À défaut de bonheur, j’avais quelquefois des ivresses. Il me souvient de m’être enivré de mouvement et de bruit dans la cour de l’institution pendant une des récréations qui suivaient le déjeuner. En plaisirs comme en travaux, la règle m’importunait. Je n’aimais pas ces jeux géométriques tels que les barres, où tout était ramené à des combinaisons simples. Leur exactitude m’ennuyait ; ils ne me donnaient pas l’image de la vie. J’aimais les jeux abhorrés des mères et que les surveillants interdisent tôt ou tard, pour le désordre qui s’y mêle, les jeux sans règle ni frein, les jeux violents, forcenés, pleins d’horreur.

Or, ce jour-là, dès que sur le signal accoutumé nous nous répandîmes dans la cour, notre camarade Hangard, qui nous dominait tous de sa haute taille, de sa voix forte et de son caractère impérieux, monta sur un banc de pierre et nous harangua.

Hangard était bègue mais éloquent ; c’était un orateur, un tribun ; il y avait en lui du Camille Desmoulins.

— Moucherons, nous dit-il, est-ce que vous n’en avez pas assez de jouer au chat perché et au cheval fondu ? Changeons de jeu. Jouons à l’attaque de la diligence. Je vais vous montrer comment on s’y prend. Ce sera très amusant ; vous verrez.

Il dit. Nous lui répondons par des cris de joie et des acclamations. Aussitôt, faisant succéder l’action à la parole, Hangard organise le jeu. Son génie pourvoit à tout. En un instant, les chevaux sont attelés, les postillons font claquer leur fouet, les brigands s’arment de couteaux et de tromblons, les voyageurs bouclent leurs bagages et remplissent d’or leurs sacs et leurs poches. Les cailloux de la cour et les lilas qui bordaient le jardin de M. le directeur nous avaient fourni le nécessaire. On partit. J’étais un voyageur et l’un des plus humbles ; mais mon âme s’exaltait à la beauté du paysage et aux dangers de la route. Les brigands nous attendaient dans les gorges d’une montagne affreuse, formée par le perron vitré qui conduisait au parloir. L’attaque fut surprenante et terrible. Les postillons tombèrent.

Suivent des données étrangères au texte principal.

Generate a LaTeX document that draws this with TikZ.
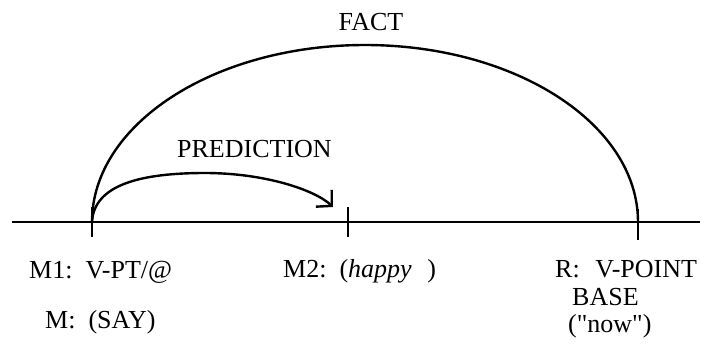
\documentclass[tikz,border=0pt]{standalone}
\usepackage{fontspec}
\setmainfont{Liberation Serif}
\newfontfamily\plainserif{Liberation Serif}
\usetikzlibrary{arrows.meta,calc}
\begin{document}
\begin{tikzpicture}[x=1pt,y=-1pt,
  lbl/.style={inner sep=0pt,anchor=base west,font=\fontsize{26}{30}\selectfont},
  axis/.style={line width=2.4pt},
  arc/.style={line width=2.4pt},
  tick/.style={line width=2.4pt}]
\useasboundingbox (0,0) rectangle (707,349);
% axis points
\coordinate (L) at (12,222);
\coordinate (R) at (700,222);
\coordinate (t1) at (92,222);
\coordinate (t2) at (348,222);
\coordinate (t3) at (638,222);
\draw[axis] (L) -- (R);
\draw[tick] ($(t1)+(0,-15)$) -- ($(t1)+(0,15)$);
\draw[tick] ($(t2)+(0,-15)$) -- ($(t2)+(0,15)$);
\draw[tick] ($(t3)+(0,-13)$) -- ($(t3)+(0,18)$);
% FACT arc
\draw[arc] (t1) arc[start angle=180,end angle=0,x radius=273,y radius=-177];
% PREDICTION arc
\coordinate (pend) at (333,207);
\draw[arc,-{Straight Barb[length=11pt,width=23pt]}] (t1) .. controls (94,185) and (140,173) .. (205,173)
  .. controls (265,173) and (315,190) .. (pend);
% labels
\node[lbl,anchor=base] (fact) at (371,30) {FACT};
\node[lbl] (pred) at (177,157) {PREDICTION};
\node[lbl] (m1) at (29,278) {M1:\hspace{0.5em}V-PT/@};
\node[lbl] (m) at (45,328) {M:\hspace{0.5em}(SAY)};
\node[lbl] (m2) at (283,277) {M2:\hspace{0.5em}(\textit{happy}\hspace{0.6em})};
\node[lbl] (r) at (555,277) {R:\hspace{0.6em}V-POINT};
\node[lbl] (base) at (572,305) {BASE};
\node[lbl] (now) at (568,332) {\plainserif ("now")};
\end{tikzpicture}
\end{document}
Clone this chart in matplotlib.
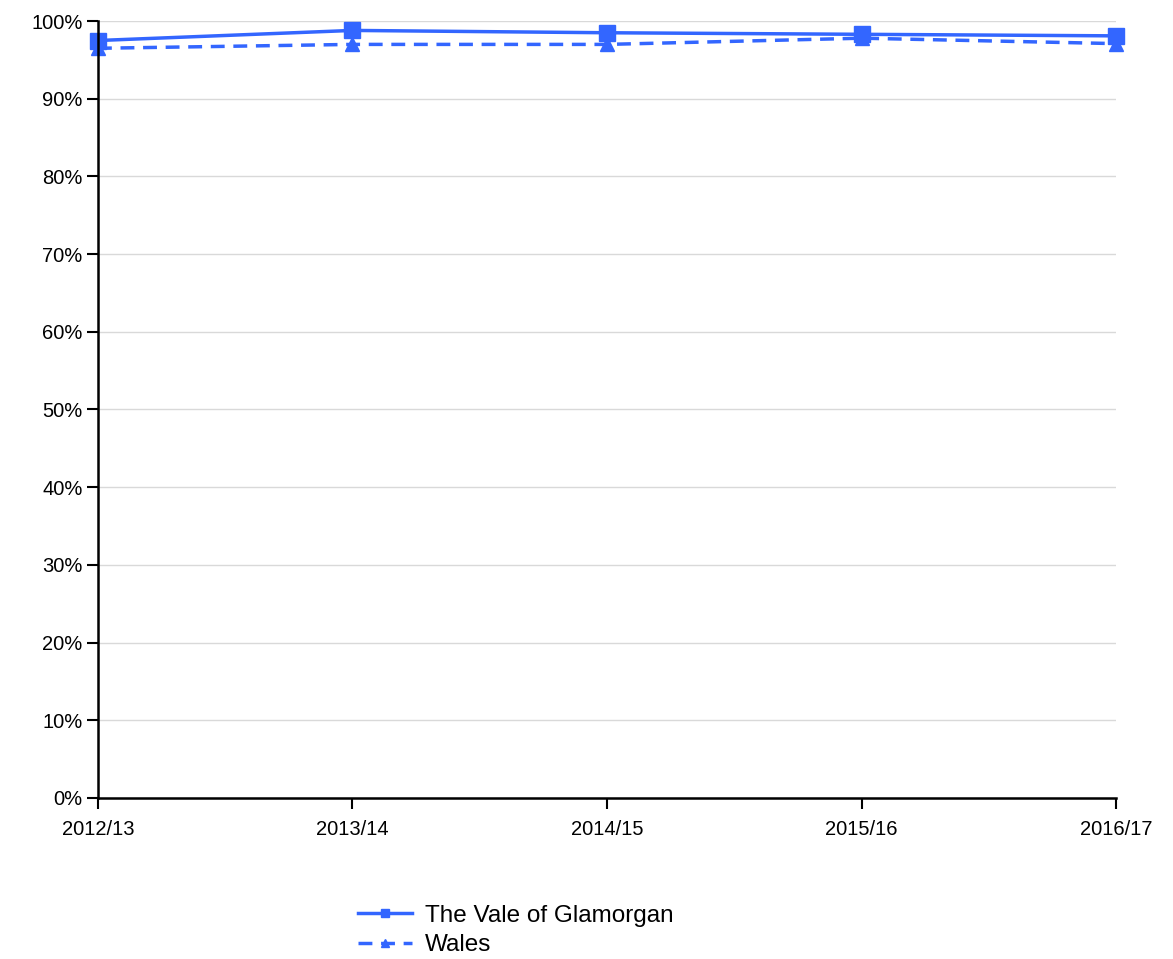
import matplotlib
matplotlib.use('Agg')
import matplotlib.pyplot as plt
import matplotlib.ticker as ticker

years = ['2012/13', '2013/14', '2014/15', '2015/16', '2016/17']
vale = [97.5, 98.8, 98.5, 98.3, 98.1]
wales = [96.5, 97.0, 97.0, 97.8, 97.1]

colour = '#3366ff'


def main():
    plt.rc('font', family=['Liberation Sans', 'DejaVu Sans'], size=14)

    fig = plt.figure(figsize=(11.73, 9.59), dpi=100)
    ax = fig.add_axes([0.0835, 0.168, 0.868, 0.81])

    x = list(range(len(years)))
    ax.plot(x, vale, '-', color=colour, lw=2.5, marker='s', markersize=11,
            clip_on=False, label='The Vale of Glamorgan')
    ax.plot(x, wales, '--', color=colour, lw=2.5, marker='^', markersize=10,
            dashes=(4, 2.5), clip_on=False, label='Wales')

    ax.set_xlim(0, len(years) - 1)
    ax.set_ylim(0, 100)
    ax.set_xticks(x)
    ax.set_xticklabels(years)
    ax.yaxis.set_major_locator(ticker.MultipleLocator(10))
    ax.yaxis.set_major_formatter(ticker.FuncFormatter(lambda v, p: f'{v:.0f}%'))
    ax.tick_params(axis='both', direction='out', length=8, width=1.5,
                   colors='black', labelsize=14.5)
    ax.tick_params(axis='y', pad=3)
    ax.tick_params(axis='x', pad=8)

    ax.grid(axis='y', color='#d9d9d9', lw=1)
    ax.set_axisbelow(True)
    for side in ('top', 'right'):
        ax.spines[side].set_visible(False)
    for side in ('left', 'bottom'):
        ax.spines[side].set_linewidth(1.8)
        ax.spines[side].set_color('black')

    leg = fig.legend(loc='upper left', bbox_to_anchor=(0.295, 0.069),
                     frameon=False, fontsize=17.5, handlelength=2.2,
                     labelspacing=0.3, handletextpad=0.55, borderpad=0)
    for line in leg.get_lines():
        line.set_markersize(6)

    fig.savefig('out.png', dpi=100)


if __name__ == '__main__':
    main()
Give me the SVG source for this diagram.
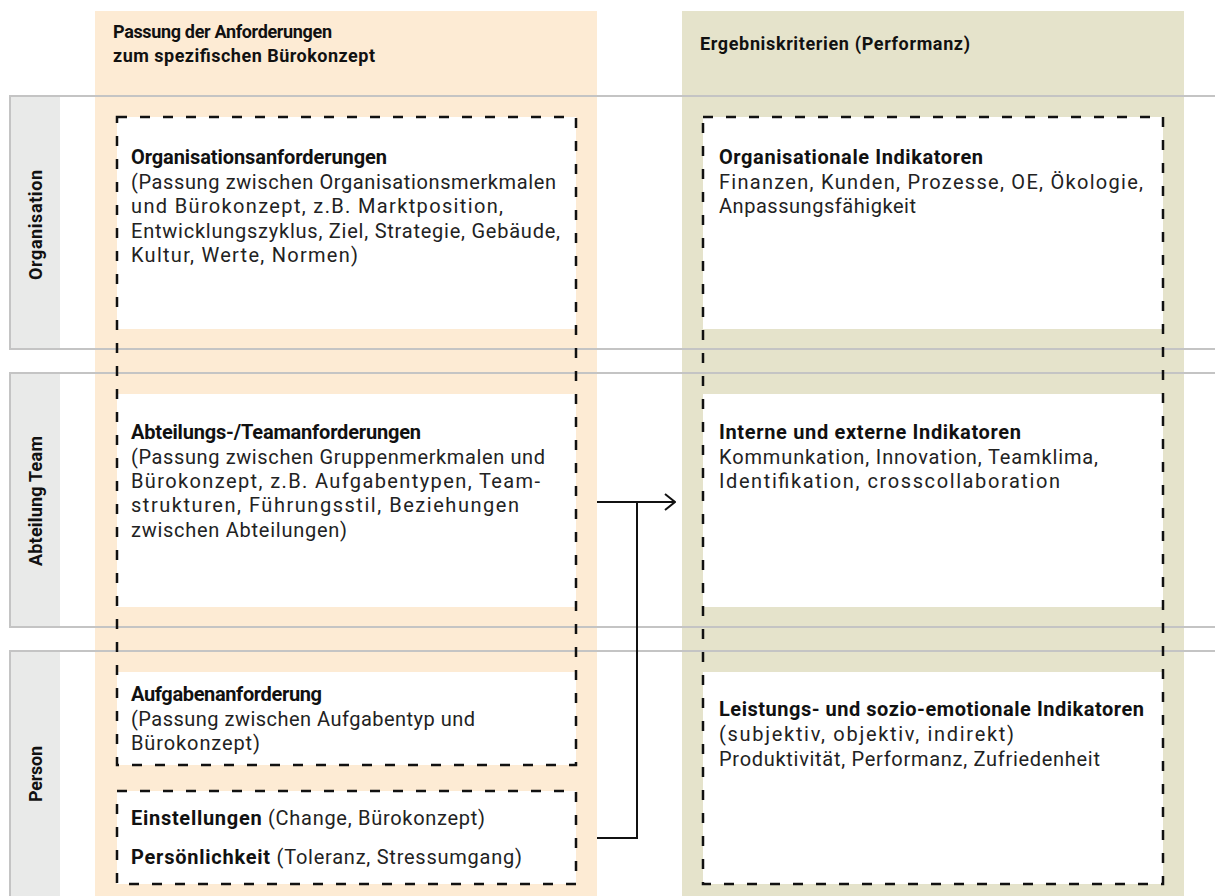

Je fus renversé, foulé aux pieds des chevaux, criblé de coups, enseveli sous une foule de morts. Se dressant sur cette montagne humaine, Hangard en faisait une forteresse redoutable que les brigands escaladèrent vingt fois, et dont ils furent vingt fois rejetés. J’étais moulu, j’avais les coudes et les genoux écorchés, le bout du nez incrusté d’une multitude de petites pierres aiguës, les lèvres fendues, les oreilles en feu ; jamais je n’avais senti tant de plaisir. La cloche qui sonna me déchira l’âme en m’arrachant à mon rêve. Pendant la classe de M. Grépinet, je demeurai stupide et privé de sentiment. La cuisson de mon nez et la brûlure de mes genoux m’étaient agréables en me rappelant cette heure où j’avais si ardemment vécu. M. Grépinet me fit plusieurs questions auxquelles je ne pus répondre, et il me traita d’âne, ce qui me fut d’autant plus pénible que, n’ayant pas lu la Métamorphose, je ne savais pas encore qu’il me suffisait de manger des roses pour redevenir homme. L’ayant appris à la fleur de mes ans, j’ai promené indolemment mon ânerie dans les jardins de la Sagesse, et l’ai nourrie des roses de la science et de la méditation. Elle en a dévoré des buissons entiers avec leurs parfums et leurs épines ; mais sur sa tête humanisée il a toujours percé un petit bout d’oreille pointue.